Movie Review - "Michael Clayton"
"This keeps getting better and better"
Michael Clayton is not himself today. A lawyer for the firm of Kenner, Bach and Ledeen, he finds himself at 45 and the end of his rope without a knot, deep in debt, estranged from family, and very aware that that whooshing going by his Mercedes window is his life and he doesn't have much to show for it. Then he gets a phone call. "Arthur Edens just stripped down naked in a deposition room in Milwaukee." As its the firm's biggest case at the moment with billions on the line, he has to go fix it.
That's what Michael Clayton does. He has little to do with the law. He's a fixer. Need a fast consult? He does it. Need palms greased? He does that. Tickets to the big game? Scored. A leaning story in the press? Not worth a thought. "I'm not a miracle worker," he says to a rich client who's just run over a jogger in one of his cars. "I'm a janitor." And his territory is the moral sludge that he must wade through on a daily basis
"I'm not the enemy here" he tells his friend Edens, who's off his meds and has broken down to a Howard Beale-ish moral clarity that is legally inconvenient. The madness drops from Edens' eyes. "Then who are you?"

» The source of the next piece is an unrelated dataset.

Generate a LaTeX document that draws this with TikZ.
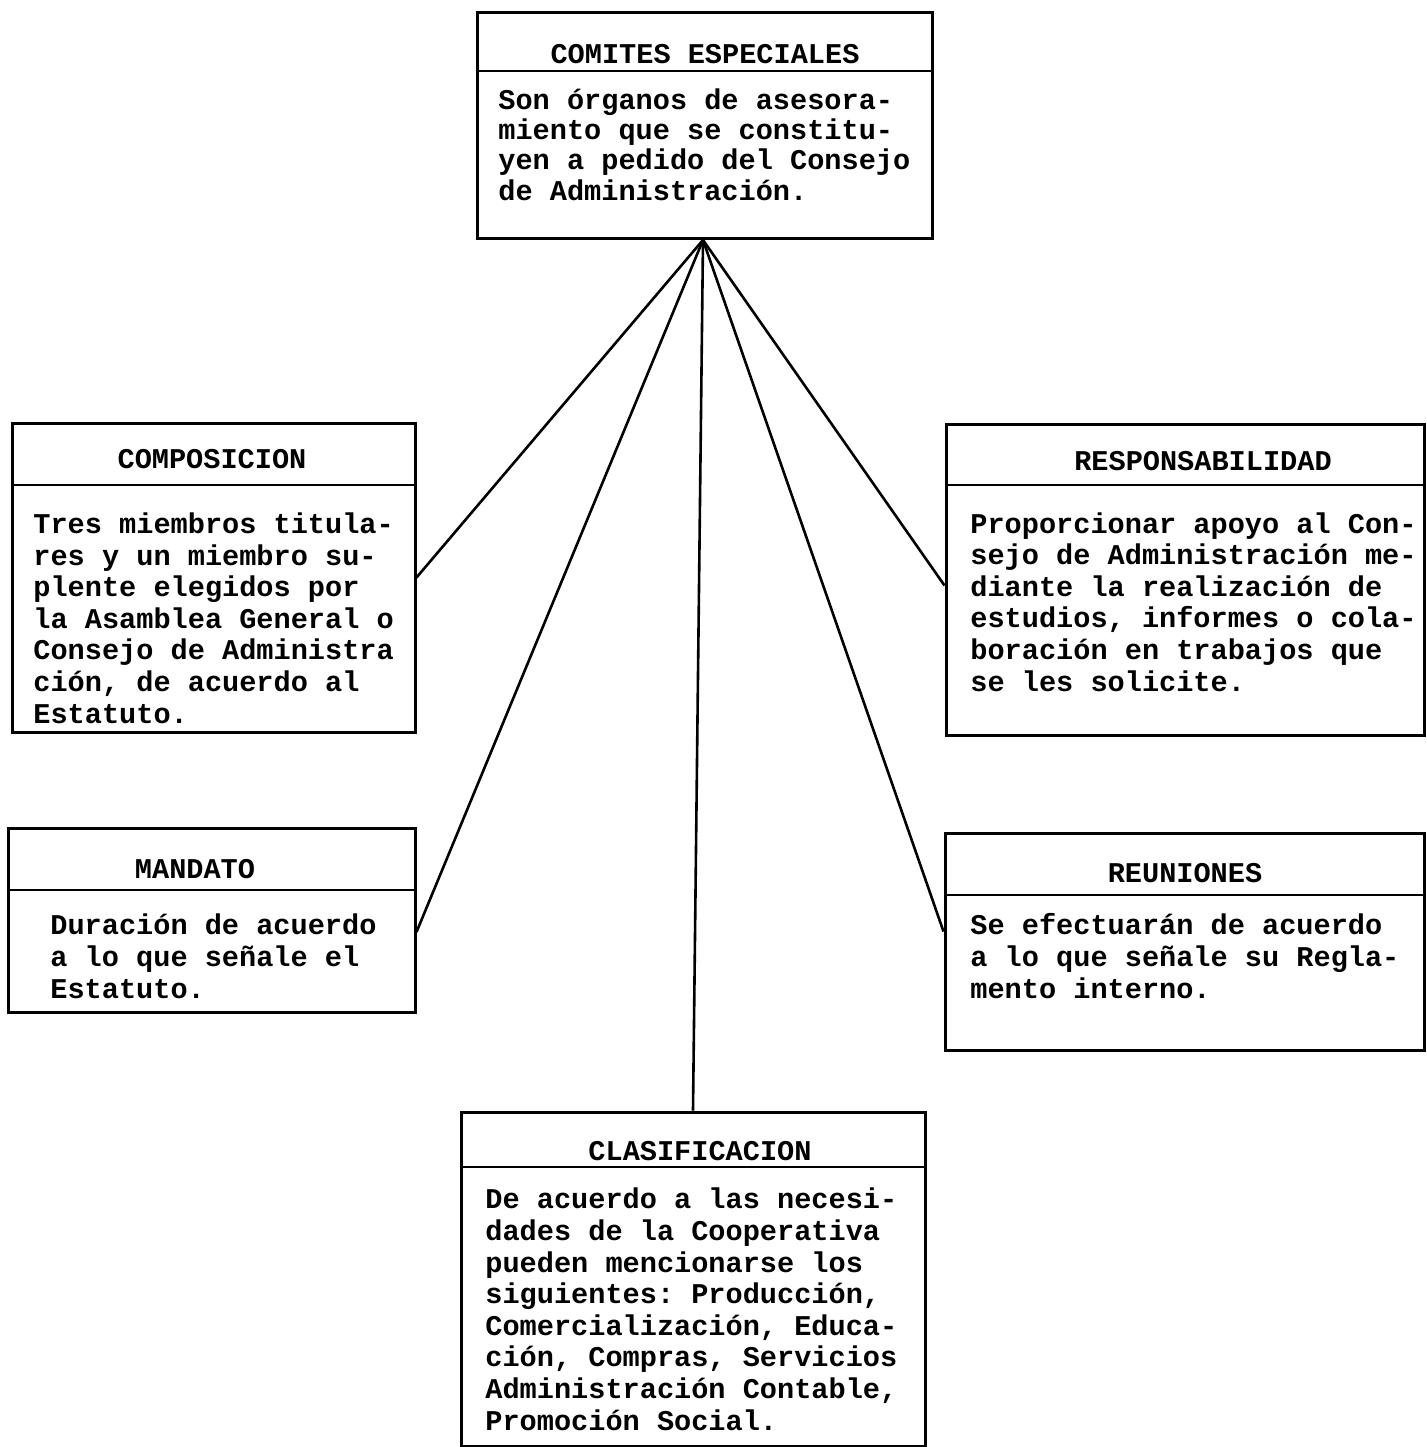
\documentclass[tikz,border=0pt]{standalone}
\usepackage{fontspec}
\setmonofont{Liberation Mono}
\usetikzlibrary{fit}
\begin{document}
\begin{tikzpicture}[x=0.5pt,y=-0.5pt,
  box/.style={draw=black,line width=1.5pt,inner sep=0pt},
  divider/.style={line width=1.4pt},
  link/.style={line width=1.3pt},
  ttl/.style={inner sep=0pt,anchor=base,font=\ttfamily\bfseries\fontsize{14.3}{15.6}\selectfont},
  bodytext/.style={inner sep=0pt,anchor=base west,align=left,font=\ttfamily\bfseries\fontsize{14.3}{15.8}\selectfont}]
\useasboundingbox (0,0) rectangle (1427,1447);
% box corners
\coordinate (a1) at (477,12);  \coordinate (a2) at (932,238);
\coordinate (b1) at (12,423);  \coordinate (b2) at (415,732);
\coordinate (c1) at (946,424); \coordinate (c2) at (1424,735);
\coordinate (d1) at (8,828);   \coordinate (d2) at (415,1012);
\coordinate (e1) at (945,833); \coordinate (e2) at (1424,1050);
\coordinate (f1) at (461,1112);\coordinate (f2) at (925,1446);
\node[box,fit=(a1)(a2)] (top) {};
\node[box,fit=(b1)(b2)] (comp) {};
\node[box,fit=(c1)(c2)] (resp) {};
\node[box,fit=(d1)(d2)] (mand) {};
\node[box,fit=(e1)(e2)] (reun) {};
\node[box,fit=(f1)(f2)] (clas) {};
% dividers
\draw[divider] (top.west |- 0,71) -- (top.east |- 0,71);
\draw[divider] (comp.west |- 0,485) -- (comp.east |- 0,485);
\draw[divider] (resp.west |- 0,485) -- (resp.east |- 0,485);
\draw[divider] (mand.west |- 0,890) -- (mand.east |- 0,890);
\draw[divider] (reun.west |- 0,895) -- (reun.east |- 0,895);
\draw[divider] (clas.west |- 0,1167) -- (clas.east |- 0,1167);
% titles
\node[ttl] (topT) at (705,63) {COMITES ESPECIALES};
\node[ttl] (compT) at (212,468) {COMPOSICION};
\node[ttl] (respT) at (1203,470) {RESPONSABILIDAD};
\node[ttl] (mandT) at (195,878) {MANDATO};
\node[ttl] (reunT) at (1185,882) {REUNIONES};
\node[ttl] (clasT) at (700,1160) {CLASIFICACION};
% bodies (anchored at the baseline of the last line)
\node[bodytext,font=\ttfamily\bfseries\fontsize{14.3}{15.1}\selectfont] (topB) at (498,200)
  {Son órganos de asesora-\\miento que se constitu-\\yen a pedido del Consejo\\de Administración.};
\node[bodytext] (compB) at (33,723)
  {Tres miembros titula-\\res y un miembro su-\\plente elegidos por\\la Asamblea General o\\Consejo de Administra\\ción, de acuerdo al\\Estatuto.};
\node[bodytext] (respB) at (970,691)
  {Proporcionar apoyo al Con-\\sejo de Administración me-\\diante la realización de\\estudios, informes o cola-\\boración en trabajos que\\se les solicite.};
\node[bodytext] (mandB) at (50,998)
  {Duración de acuerdo\\a lo que señale el\\Estatuto.};
\node[bodytext] (reunB) at (970,998)
  {Se efectuarán de acuerdo\\a lo que señale su Regla-\\mento interno.};
\node[bodytext] (clasB) at (485,1430)
  {De acuerdo a las necesi-\\dades de la Cooperativa\\pueden mencionarse los\\siguientes: Producción,\\Comercialización, Educa-\\ción, Compras, Servicios\\Administración Contable,\\Promoción Social.};
% connectors
\coordinate (apex) at (703,240);
\draw[link] (apex) -- (comp.east);
\draw[link] ([yshift=-6pt]mand.east) -- (apex);
\draw[link] (apex) -- ([yshift=-3pt]resp.west);
\draw[link] (apex) -- ([yshift=5pt]reun.west);
\draw[link] (apex) -- (clas.north);
\end{tikzpicture}
\end{document}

That's the question. And at that point, to say any more would be spoiling one of the best, deepest and engaging drama-thrillers to come down the aisle in a long time. Supposedly, when Clooney saw this script by Tony Gilroy he wanted to direct it, but deferred to Gilroy who probably saved this screenplay for himself. One of the better script doctors, it was his work on the "Bourne" series of films that made his name, and his directorial debut crackles with the same precision he brings to one of his unaltered screenplays. Just to allay Warner Bros. fears, the film is top-heavy with directing talent: Clooney stars and produces, Steve Soderbergh and Anthony Minghella are on the production side, as well as Sydney Pollack (the film feels like a Pollack project) who pulls off a career-best performance as the law partner on top of all the chaos. Michael O'Keefe makes a welcome return to films as the firm's "asshole" (I wonder if its on his business cards), and Tom Wilkinson's Edens--babbling, disheveled, isolated, walking around in a pure light that only he knows is there--is the showiest part, has the best lines and the actor throws off his customary restraint and relishes the opportunity. Tilda Swinton is all contained paroxysm as an outwardly smooth CEO whose veneer of respectability is as thin as that of the chemical company she heads. Then there's the Clooney, all-furrowed, with a Raymond Burr hood over his eyes, hating himself and everything he's doing. His one moment of respite has all the subtlety of a burning bush.
And then, things get interesting.
"Michael Clayton" is a full-price ticket.